IT IS SAD to think that the Cold War is heating up again just at the time President Carter is working on a new tough image. Some cynics believe that the president's advisers are using the Soviet and Cuban penchant for mischief in Africa as a way to keep Carter from sinking further in the popularity polls in the United States.
The problem with choosing Africa to rally around the president is that no one is quite sure who to root for, and which are the good guys and which are the bad.
Even Feebleman, the neighborhood's leading headliner, is confused.
"We've got to do something to stop the Soviets in Africa," Feebleman said, "before it's too late."
"Who says so?"
"The guy whose name I can never pronounce, who is the president's national security adviser."
"I know who you mean. What should we do?"
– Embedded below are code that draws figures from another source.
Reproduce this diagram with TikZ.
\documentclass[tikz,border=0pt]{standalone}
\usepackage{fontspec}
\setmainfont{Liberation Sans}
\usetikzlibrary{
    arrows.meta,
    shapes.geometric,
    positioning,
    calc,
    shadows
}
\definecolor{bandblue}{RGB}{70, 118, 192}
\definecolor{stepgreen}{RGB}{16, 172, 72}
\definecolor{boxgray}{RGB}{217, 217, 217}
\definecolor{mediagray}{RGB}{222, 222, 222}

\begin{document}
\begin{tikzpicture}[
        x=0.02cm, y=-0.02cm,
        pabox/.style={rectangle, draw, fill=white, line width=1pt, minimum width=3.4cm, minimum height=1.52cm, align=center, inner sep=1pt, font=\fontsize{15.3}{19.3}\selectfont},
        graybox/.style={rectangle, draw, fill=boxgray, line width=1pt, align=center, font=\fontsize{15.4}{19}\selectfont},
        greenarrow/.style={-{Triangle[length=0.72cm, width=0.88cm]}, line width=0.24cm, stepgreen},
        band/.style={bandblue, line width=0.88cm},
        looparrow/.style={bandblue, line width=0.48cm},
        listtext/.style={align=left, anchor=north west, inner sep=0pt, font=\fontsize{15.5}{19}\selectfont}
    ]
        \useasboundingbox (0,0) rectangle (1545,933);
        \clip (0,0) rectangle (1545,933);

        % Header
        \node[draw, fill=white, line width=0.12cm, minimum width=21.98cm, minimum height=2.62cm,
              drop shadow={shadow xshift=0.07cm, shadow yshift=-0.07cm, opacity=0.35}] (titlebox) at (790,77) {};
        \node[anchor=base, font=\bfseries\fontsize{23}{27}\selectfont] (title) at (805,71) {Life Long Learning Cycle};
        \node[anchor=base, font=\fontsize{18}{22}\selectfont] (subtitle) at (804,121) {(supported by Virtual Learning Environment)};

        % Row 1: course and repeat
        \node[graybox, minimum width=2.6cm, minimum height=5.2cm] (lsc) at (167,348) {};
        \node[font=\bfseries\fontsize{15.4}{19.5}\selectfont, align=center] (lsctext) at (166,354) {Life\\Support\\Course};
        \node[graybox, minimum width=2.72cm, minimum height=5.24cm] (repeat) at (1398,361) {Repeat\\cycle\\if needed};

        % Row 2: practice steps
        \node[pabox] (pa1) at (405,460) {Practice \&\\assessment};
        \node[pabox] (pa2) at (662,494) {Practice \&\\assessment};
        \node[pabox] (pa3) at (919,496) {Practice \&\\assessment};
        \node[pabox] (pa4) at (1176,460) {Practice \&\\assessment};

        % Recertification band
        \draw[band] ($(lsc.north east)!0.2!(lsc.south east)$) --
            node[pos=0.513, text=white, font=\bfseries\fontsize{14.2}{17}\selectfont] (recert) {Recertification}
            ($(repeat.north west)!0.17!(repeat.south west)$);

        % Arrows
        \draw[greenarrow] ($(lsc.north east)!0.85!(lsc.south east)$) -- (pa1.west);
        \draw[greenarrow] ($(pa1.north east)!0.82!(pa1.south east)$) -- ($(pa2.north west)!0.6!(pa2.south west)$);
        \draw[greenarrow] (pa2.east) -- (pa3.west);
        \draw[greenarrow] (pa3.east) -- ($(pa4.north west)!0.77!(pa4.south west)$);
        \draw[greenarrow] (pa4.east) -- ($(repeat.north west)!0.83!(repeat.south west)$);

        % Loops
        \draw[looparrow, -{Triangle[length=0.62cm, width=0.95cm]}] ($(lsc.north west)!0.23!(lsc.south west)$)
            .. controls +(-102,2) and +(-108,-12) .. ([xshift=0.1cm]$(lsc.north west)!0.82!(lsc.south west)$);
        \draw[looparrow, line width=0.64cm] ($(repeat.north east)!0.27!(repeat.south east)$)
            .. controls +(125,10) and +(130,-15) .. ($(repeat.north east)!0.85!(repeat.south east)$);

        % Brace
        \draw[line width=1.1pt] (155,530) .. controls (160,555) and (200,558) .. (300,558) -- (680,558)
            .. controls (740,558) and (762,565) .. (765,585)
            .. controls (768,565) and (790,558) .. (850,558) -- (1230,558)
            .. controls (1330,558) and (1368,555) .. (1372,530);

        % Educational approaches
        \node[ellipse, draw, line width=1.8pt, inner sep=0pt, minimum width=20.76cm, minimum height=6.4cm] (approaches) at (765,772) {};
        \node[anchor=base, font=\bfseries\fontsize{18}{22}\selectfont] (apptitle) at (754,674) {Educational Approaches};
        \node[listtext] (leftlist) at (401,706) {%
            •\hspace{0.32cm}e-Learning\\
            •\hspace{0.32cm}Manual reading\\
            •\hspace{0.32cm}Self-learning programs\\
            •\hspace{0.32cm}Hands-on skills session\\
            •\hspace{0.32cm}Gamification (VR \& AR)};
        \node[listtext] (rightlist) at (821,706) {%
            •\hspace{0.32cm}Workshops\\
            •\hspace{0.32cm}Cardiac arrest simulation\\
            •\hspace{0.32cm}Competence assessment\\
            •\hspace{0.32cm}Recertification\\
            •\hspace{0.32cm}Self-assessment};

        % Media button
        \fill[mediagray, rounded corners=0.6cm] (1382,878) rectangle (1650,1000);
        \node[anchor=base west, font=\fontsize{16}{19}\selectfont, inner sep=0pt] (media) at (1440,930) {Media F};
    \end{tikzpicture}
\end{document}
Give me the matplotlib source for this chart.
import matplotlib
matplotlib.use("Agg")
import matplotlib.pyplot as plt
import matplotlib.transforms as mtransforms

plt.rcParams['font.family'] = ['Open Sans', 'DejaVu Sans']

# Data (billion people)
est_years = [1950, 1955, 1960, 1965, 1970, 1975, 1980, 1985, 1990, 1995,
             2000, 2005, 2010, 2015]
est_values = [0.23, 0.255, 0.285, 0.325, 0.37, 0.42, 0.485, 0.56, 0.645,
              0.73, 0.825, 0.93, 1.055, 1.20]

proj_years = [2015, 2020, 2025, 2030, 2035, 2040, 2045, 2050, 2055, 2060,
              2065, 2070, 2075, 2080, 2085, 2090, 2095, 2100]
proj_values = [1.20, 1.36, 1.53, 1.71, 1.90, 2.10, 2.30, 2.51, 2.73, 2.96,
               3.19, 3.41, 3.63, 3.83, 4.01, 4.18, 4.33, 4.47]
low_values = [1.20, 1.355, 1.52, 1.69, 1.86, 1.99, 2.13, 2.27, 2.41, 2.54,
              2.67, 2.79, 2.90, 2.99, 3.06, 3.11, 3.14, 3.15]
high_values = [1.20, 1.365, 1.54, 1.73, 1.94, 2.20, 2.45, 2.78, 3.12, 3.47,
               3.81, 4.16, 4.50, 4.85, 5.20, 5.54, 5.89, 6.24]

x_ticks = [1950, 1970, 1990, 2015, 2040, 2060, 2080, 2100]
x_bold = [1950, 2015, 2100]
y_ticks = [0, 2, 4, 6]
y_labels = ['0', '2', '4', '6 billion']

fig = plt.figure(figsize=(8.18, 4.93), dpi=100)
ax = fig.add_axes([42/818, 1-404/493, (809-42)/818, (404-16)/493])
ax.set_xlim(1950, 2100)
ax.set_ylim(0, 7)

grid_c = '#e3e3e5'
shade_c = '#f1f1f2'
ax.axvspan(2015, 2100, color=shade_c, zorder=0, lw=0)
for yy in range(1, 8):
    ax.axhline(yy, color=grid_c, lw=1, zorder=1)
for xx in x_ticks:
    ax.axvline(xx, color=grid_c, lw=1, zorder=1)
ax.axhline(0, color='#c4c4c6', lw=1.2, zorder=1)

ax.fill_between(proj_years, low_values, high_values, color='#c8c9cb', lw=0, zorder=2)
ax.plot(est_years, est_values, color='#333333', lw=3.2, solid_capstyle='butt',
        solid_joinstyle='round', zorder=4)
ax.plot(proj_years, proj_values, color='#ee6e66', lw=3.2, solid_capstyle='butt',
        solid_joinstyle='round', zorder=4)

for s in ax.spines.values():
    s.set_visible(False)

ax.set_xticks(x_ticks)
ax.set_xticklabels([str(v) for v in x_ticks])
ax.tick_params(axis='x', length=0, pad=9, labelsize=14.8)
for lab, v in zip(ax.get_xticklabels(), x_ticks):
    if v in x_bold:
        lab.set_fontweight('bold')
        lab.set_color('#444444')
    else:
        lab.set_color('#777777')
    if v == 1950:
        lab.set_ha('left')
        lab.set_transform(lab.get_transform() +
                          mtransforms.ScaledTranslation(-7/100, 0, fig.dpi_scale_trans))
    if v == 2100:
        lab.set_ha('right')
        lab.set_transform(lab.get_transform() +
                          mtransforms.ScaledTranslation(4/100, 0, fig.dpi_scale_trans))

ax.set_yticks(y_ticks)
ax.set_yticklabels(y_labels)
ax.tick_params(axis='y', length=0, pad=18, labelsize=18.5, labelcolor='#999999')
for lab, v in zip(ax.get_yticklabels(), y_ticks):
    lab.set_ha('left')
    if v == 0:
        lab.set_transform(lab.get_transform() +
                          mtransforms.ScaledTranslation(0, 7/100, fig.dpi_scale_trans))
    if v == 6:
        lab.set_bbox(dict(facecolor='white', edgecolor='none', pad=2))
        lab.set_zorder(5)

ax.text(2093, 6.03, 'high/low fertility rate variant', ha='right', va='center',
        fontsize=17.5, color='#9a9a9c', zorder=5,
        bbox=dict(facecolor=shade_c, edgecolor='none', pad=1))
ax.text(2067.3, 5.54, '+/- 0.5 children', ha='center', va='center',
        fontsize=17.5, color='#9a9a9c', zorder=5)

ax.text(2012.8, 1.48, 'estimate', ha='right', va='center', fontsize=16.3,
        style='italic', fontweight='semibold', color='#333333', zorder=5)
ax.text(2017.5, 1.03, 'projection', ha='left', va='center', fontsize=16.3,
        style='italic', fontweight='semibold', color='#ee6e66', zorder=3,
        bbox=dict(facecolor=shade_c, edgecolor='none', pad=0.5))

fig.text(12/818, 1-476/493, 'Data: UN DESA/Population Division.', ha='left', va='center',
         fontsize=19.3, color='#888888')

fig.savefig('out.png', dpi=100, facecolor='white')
"Who have to shore up the dictators who are on our side, so the dictators on their side don't take over."
"Right," I said, "but who are the dictators on our side?"
"We won't know until the Soviets stop giving aid to the other side. I think they're supporting the people's rebels, and our guys are supporting the people's liberation forces."
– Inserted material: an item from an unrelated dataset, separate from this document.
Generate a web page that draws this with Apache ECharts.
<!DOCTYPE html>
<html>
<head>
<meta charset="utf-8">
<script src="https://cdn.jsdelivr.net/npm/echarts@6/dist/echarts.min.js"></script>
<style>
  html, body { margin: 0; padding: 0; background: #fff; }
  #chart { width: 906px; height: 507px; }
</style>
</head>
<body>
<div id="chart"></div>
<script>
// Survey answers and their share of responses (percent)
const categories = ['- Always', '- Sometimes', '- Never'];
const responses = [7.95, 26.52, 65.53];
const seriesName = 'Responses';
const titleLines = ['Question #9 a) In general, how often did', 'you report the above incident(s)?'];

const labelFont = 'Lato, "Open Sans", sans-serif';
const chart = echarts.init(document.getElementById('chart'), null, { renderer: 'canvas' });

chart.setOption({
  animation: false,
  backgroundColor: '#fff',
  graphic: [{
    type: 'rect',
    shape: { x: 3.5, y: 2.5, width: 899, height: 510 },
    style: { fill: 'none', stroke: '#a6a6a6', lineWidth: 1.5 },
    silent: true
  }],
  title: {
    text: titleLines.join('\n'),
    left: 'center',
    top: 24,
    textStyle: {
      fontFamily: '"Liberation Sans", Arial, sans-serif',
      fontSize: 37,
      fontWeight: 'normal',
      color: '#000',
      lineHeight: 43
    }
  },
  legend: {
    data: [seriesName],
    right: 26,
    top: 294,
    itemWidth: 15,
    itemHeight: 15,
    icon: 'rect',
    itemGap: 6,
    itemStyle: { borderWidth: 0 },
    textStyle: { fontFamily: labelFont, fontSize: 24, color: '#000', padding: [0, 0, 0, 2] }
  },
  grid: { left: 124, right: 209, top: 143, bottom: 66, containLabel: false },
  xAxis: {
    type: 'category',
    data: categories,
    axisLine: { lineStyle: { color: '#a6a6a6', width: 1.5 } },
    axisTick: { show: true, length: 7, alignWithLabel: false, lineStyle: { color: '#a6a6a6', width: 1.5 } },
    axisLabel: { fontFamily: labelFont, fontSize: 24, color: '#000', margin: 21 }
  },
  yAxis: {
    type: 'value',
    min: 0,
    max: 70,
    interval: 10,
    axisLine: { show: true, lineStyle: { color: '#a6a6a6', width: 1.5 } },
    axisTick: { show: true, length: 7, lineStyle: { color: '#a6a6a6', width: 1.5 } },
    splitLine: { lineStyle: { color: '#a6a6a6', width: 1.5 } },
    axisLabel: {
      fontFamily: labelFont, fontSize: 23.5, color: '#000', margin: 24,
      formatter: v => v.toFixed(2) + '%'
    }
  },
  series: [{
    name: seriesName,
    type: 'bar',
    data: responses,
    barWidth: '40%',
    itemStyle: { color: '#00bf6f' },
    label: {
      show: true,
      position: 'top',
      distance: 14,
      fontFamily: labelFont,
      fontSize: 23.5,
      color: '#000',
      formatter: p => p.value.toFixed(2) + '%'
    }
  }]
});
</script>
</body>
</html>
"No, you're wrong," I told Feebleman. "The people's rebels are on our side and the people's liberation forces are the Commies."
"Well anyhow, we have to support the side that doesn't pillage and rape."
"Both sides pillage and rape," I said. "Don't you remember in Zaire when the rebels went into the Shaba Province and pillage and raped? As soon as the place was liberated Mobutu's Army went in and pillaged and raped the same people. Pillage and rape are not the criteria on which we should base our support."
"Then we have to support the side that asks for aid from us after the Soviets and Cubans give weapons and training to the other side."
"Great, but every time we give money to those who ask our support it winds up in a bank account in Switzerland. Money is not the answer. We have to give them food and weapons and train them."
"Right. That means sending in American soldiers," Feebleman said.
"Hardly," I said. "Carter isn't about to send Americans into Africa at this time."
"Well, if the Soviets are using Cuabans as mercenaries, we should find a country to do the same thing for us," Feebleman told me.
"What country do you have in mind?"
"Panama," Feebleman said. "After all, they owe us one. We did give them back the canal."
"That's a good idea," I said. "It would be very bad form for the Panamanians to refuse. But I still can't see Congress getting us involved until they know who they're rooting for. We're going to have to learn the names of the tribes on our side before we give Carter a chance to use his power to thwart the tribes on their side."
"Let's call what's-his-name, the president's national security adviser, and ask him to give us the names of people in Africa he wants the Americans to support."
Feebleman dialed the White House and got through.
"Who are we supporting in Africa?" he asked the national security adviser.
Feebleman listen for a few seconds and then hung up. He looked perplexed and said, "He told me that was classified information."